WHAT THIS TASK INVOLVES: Among the entries below, which lines run from the line with "Emit a Python" through the line with "lineas_grid = [2, 4, 6, 8, 10, 12, 14, 16, 18]"? Retype those, both ends included, exactly and without pictures.

Charts and diagrams as code
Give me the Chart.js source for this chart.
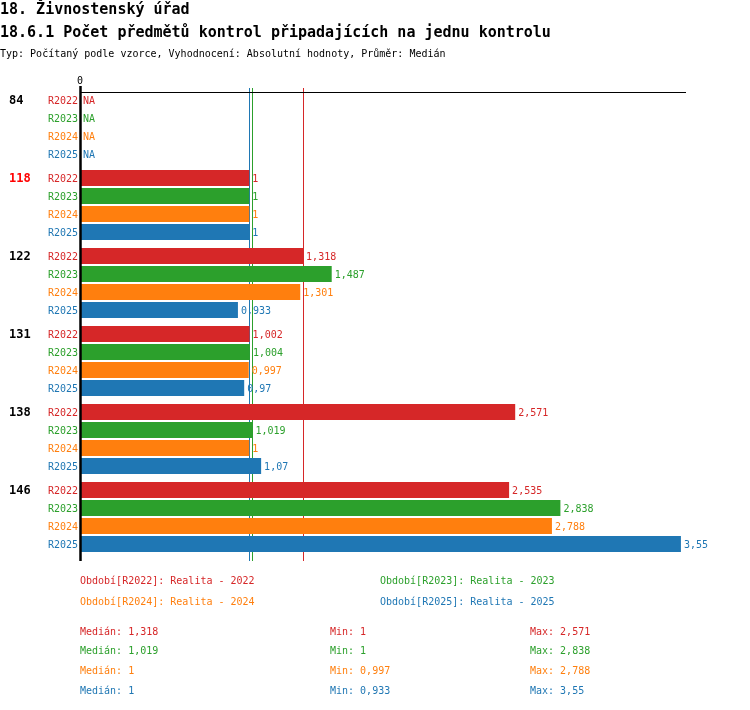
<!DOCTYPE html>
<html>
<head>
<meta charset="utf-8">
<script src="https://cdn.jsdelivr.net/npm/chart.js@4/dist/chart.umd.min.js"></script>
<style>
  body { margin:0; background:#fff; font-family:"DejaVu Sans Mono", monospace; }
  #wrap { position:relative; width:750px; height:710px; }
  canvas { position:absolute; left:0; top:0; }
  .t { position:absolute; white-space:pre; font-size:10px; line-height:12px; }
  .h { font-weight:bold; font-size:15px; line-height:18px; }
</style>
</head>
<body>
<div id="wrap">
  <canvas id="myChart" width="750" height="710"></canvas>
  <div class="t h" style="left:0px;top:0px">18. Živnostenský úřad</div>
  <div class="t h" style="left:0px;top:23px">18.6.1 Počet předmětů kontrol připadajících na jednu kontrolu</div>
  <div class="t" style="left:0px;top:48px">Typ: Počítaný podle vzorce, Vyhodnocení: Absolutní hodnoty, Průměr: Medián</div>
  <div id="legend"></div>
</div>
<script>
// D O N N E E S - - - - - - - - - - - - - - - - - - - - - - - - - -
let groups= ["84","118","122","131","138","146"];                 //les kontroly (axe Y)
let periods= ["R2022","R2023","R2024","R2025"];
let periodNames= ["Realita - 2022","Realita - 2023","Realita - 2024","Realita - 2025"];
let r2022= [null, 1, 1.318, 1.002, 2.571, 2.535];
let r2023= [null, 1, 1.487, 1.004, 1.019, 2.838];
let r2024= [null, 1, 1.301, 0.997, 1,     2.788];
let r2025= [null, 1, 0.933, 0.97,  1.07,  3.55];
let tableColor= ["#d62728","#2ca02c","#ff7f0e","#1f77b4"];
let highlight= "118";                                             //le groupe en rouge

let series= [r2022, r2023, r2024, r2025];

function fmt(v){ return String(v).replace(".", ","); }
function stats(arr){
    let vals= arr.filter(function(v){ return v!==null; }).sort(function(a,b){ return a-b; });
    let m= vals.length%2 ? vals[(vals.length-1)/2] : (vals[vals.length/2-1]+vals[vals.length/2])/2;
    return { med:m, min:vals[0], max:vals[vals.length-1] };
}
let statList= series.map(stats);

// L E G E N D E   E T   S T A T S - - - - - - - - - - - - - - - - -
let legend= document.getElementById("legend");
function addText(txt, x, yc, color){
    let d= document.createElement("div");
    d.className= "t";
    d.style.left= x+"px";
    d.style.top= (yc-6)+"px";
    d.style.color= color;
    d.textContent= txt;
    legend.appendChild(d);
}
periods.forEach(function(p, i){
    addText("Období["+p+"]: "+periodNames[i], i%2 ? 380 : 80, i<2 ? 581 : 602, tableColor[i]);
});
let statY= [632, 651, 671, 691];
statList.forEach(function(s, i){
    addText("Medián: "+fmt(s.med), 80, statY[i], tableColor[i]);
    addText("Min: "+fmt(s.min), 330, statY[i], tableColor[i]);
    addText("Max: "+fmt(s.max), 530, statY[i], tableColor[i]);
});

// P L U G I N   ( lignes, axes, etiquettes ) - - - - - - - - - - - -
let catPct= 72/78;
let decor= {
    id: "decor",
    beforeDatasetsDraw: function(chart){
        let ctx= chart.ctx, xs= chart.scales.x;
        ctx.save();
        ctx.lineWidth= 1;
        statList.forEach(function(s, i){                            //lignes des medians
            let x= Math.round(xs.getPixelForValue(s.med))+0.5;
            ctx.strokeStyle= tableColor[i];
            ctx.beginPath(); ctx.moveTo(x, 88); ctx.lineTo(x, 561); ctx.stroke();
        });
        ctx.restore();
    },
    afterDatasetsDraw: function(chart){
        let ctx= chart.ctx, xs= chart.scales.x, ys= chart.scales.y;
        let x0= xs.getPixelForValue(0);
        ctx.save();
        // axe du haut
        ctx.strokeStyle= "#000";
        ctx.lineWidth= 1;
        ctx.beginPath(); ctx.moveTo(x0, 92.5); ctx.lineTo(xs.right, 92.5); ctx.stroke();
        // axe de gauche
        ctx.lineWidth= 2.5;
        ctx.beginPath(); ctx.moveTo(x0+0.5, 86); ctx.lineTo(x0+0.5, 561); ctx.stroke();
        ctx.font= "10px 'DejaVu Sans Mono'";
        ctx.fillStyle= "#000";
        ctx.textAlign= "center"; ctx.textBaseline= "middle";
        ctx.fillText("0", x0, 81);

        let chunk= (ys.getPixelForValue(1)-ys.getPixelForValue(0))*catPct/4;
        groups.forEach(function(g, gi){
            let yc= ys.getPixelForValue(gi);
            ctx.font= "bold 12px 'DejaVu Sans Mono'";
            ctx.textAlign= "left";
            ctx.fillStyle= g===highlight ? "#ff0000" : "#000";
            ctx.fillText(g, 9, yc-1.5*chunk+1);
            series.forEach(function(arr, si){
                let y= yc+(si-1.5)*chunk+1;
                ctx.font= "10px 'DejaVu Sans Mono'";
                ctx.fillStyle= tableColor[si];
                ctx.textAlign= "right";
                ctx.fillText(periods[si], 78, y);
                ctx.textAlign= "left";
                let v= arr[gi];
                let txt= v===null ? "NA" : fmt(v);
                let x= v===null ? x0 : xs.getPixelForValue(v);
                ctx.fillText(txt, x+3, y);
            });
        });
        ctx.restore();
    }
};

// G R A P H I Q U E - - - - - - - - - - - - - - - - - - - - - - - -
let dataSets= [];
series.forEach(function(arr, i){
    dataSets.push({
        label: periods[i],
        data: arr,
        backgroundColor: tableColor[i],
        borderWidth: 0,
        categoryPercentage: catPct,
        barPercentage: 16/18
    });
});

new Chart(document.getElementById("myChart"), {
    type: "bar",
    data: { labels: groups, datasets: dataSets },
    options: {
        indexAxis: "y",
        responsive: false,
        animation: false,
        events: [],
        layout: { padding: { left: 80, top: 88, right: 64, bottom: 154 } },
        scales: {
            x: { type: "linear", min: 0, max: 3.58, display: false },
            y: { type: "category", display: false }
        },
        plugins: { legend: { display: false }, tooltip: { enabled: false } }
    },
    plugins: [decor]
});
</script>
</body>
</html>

...

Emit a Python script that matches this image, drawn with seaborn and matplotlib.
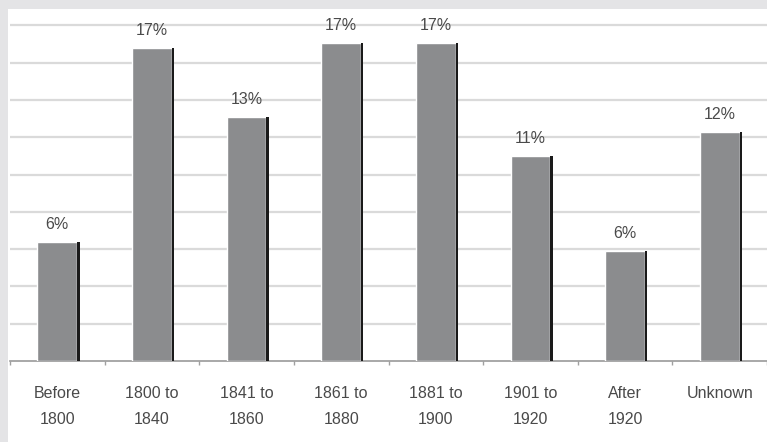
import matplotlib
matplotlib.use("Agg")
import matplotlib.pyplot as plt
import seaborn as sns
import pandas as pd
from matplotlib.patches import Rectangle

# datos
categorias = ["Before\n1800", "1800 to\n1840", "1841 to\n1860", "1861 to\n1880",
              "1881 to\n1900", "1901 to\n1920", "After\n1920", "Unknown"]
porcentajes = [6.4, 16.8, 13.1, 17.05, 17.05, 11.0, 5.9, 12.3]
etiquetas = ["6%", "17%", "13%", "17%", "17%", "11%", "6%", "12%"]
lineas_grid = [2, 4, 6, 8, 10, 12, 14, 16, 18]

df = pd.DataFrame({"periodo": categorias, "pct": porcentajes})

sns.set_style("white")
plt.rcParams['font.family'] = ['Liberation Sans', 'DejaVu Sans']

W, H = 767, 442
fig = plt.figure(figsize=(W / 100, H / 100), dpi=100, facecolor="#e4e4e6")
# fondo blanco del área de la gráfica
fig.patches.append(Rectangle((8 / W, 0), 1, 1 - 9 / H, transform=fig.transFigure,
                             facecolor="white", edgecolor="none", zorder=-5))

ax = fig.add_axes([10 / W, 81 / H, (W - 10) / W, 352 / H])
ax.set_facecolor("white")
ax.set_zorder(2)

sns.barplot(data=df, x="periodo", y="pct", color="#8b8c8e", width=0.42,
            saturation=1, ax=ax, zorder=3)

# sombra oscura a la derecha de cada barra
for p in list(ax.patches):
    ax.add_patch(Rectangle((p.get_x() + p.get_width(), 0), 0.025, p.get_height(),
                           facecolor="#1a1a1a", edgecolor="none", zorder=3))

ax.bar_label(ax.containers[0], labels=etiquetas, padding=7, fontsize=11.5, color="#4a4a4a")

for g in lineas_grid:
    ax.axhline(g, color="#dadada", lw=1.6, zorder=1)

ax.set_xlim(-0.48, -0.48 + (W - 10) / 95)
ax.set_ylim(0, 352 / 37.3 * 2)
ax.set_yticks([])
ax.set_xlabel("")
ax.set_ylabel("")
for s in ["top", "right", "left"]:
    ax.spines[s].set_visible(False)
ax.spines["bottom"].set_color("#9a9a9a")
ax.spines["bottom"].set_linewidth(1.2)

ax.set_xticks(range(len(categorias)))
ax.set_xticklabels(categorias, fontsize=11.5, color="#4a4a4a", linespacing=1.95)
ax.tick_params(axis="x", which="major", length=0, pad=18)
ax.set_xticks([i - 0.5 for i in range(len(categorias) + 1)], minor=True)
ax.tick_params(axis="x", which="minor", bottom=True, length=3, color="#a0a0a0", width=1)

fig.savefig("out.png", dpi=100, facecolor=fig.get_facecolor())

RESPONSE FOR THIS EXERCISE:
Emit a Python script that matches this image, drawn with seaborn and matplotlib.
import matplotlib
matplotlib.use("Agg")
import matplotlib.pyplot as plt
import seaborn as sns
import pandas as pd
from matplotlib.patches import Rectangle

# datos
categorias = ["Before\n1800", "1800 to\n1840", "1841 to\n1860", "1861 to\n1880",
              "1881 to\n1900", "1901 to\n1920", "After\n1920", "Unknown"]
porcentajes = [6.4, 16.8, 13.1, 17.05, 17.05, 11.0, 5.9, 12.3]
etiquetas = ["6%", "17%", "13%", "17%", "17%", "11%", "6%", "12%"]
lineas_grid = [2, 4, 6, 8, 10, 12, 14, 16, 18]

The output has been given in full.